STORED DATA:
************

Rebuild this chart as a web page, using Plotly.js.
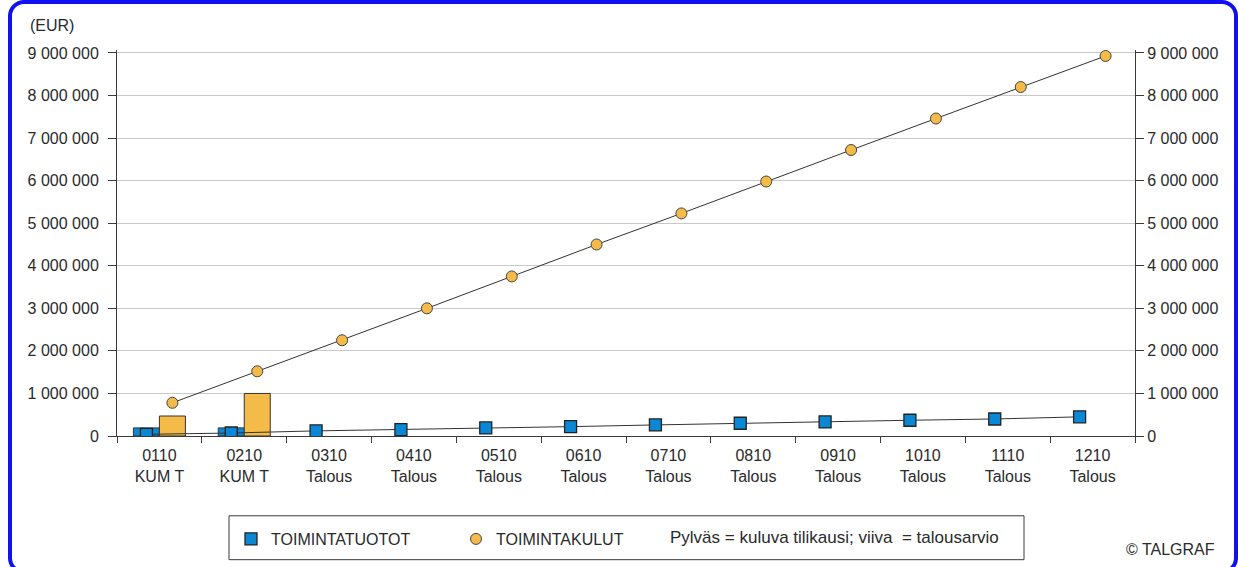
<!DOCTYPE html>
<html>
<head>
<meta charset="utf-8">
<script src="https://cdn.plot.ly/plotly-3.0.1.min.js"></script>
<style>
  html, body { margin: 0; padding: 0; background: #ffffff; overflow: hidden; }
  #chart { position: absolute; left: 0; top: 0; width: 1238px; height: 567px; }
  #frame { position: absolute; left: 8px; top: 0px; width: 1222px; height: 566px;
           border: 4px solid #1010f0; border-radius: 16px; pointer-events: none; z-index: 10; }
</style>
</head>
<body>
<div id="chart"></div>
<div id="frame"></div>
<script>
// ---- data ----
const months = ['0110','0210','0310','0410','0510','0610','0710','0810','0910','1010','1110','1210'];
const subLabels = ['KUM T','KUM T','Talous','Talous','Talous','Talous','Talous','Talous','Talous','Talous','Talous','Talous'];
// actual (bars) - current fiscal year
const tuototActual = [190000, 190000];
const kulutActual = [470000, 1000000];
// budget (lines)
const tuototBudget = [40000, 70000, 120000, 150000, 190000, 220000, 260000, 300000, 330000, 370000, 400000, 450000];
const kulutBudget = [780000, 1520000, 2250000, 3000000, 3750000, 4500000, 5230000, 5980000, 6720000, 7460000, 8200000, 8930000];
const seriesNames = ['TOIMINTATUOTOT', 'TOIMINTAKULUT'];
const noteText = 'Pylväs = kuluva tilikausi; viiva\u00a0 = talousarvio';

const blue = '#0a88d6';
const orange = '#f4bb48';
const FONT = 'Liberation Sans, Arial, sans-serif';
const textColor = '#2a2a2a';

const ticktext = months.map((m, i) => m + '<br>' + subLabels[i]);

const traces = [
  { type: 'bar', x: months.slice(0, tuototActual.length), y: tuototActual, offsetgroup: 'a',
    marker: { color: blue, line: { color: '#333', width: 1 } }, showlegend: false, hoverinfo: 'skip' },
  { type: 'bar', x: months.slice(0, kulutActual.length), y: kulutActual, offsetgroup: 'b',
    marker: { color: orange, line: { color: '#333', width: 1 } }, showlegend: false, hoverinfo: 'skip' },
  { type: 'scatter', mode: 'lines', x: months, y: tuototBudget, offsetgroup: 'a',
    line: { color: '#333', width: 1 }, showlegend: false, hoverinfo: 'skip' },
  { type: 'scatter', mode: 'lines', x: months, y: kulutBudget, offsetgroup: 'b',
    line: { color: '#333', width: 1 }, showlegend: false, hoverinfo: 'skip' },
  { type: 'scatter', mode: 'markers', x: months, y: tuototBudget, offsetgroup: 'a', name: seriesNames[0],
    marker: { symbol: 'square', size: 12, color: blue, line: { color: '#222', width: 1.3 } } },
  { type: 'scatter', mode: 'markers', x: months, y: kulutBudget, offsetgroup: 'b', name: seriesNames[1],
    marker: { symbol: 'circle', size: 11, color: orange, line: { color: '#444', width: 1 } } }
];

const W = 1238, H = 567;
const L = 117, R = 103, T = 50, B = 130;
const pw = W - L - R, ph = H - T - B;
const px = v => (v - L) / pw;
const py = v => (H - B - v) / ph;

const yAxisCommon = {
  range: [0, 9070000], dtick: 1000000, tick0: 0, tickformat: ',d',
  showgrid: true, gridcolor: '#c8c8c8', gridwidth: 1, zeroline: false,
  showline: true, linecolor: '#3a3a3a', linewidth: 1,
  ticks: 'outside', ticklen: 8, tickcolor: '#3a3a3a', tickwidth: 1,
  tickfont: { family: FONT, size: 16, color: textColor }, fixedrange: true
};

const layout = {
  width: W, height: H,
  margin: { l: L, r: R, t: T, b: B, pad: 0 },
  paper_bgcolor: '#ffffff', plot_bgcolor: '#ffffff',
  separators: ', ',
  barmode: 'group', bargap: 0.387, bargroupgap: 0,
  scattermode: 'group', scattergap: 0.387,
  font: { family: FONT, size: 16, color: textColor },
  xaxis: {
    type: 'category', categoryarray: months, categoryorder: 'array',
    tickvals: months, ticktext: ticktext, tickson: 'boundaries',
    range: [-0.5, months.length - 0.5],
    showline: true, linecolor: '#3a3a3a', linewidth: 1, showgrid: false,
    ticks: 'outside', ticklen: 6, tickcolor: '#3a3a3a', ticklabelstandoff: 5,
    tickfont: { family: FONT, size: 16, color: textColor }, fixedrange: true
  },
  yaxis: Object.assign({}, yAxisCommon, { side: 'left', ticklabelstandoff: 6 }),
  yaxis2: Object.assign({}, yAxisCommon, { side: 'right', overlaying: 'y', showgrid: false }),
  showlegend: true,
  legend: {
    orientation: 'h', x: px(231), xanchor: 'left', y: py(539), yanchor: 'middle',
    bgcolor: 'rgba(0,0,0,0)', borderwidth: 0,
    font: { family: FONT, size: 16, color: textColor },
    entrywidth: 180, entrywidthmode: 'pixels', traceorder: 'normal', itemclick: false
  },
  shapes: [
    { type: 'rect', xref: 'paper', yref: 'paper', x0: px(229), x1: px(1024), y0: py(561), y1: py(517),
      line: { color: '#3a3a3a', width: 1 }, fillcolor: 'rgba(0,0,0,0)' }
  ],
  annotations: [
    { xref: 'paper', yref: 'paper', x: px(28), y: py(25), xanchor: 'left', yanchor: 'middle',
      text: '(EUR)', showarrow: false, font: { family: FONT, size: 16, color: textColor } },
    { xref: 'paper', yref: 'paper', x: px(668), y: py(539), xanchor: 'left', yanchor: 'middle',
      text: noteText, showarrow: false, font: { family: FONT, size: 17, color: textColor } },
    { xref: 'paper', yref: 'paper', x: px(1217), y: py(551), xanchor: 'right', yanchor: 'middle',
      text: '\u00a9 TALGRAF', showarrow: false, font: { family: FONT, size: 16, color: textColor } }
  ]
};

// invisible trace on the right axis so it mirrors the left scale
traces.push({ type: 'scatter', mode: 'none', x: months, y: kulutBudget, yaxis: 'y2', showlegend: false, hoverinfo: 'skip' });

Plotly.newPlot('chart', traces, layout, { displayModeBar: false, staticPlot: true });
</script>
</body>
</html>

************

WHAT YOU HAVE TO DO: Write out exactly the opening lines of the data, stopping after the line that holds "const ticktext = months.map((m, i)". Exclude pictures.

WRITTEN ANSWER:
Rebuild this chart as a web page, using Plotly.js.
<!DOCTYPE html>
<html>
<head>
<meta charset="utf-8">
<script src="https://cdn.plot.ly/plotly-3.0.1.min.js"></script>
<style>
  html, body { margin: 0; padding: 0; background: #ffffff; overflow: hidden; }
  #chart { position: absolute; left: 0; top: 0; width: 1238px; height: 567px; }
  #frame { position: absolute; left: 8px; top: 0px; width: 1222px; height: 566px;
           border: 4px solid #1010f0; border-radius: 16px; pointer-events: none; z-index: 10; }
</style>
</head>
<body>
<div id="chart"></div>
<div id="frame"></div>
<script>
// ---- data ----
const months = ['0110','0210','0310','0410','0510','0610','0710','0810','0910','1010','1110','1210'];
const subLabels = ['KUM T','KUM T','Talous','Talous','Talous','Talous','Talous','Talous','Talous','Talous','Talous','Talous'];
// actual (bars) - current fiscal year
const tuototActual = [190000, 190000];
const kulutActual = [470000, 1000000];
// budget (lines)
const tuototBudget = [40000, 70000, 120000, 150000, 190000, 220000, 260000, 300000, 330000, 370000, 400000, 450000];
const kulutBudget = [780000, 1520000, 2250000, 3000000, 3750000, 4500000, 5230000, 5980000, 6720000, 7460000, 8200000, 8930000];
const seriesNames = ['TOIMINTATUOTOT', 'TOIMINTAKULUT'];
const noteText = 'Pylväs = kuluva tilikausi; viiva\u00a0 = talousarvio';

const blue = '#0a88d6';
const orange = '#f4bb48';
const FONT = 'Liberation Sans, Arial, sans-serif';
const textColor = '#2a2a2a';

const ticktext = months.map((m, i) => m + '<br>' + subLabels[i]);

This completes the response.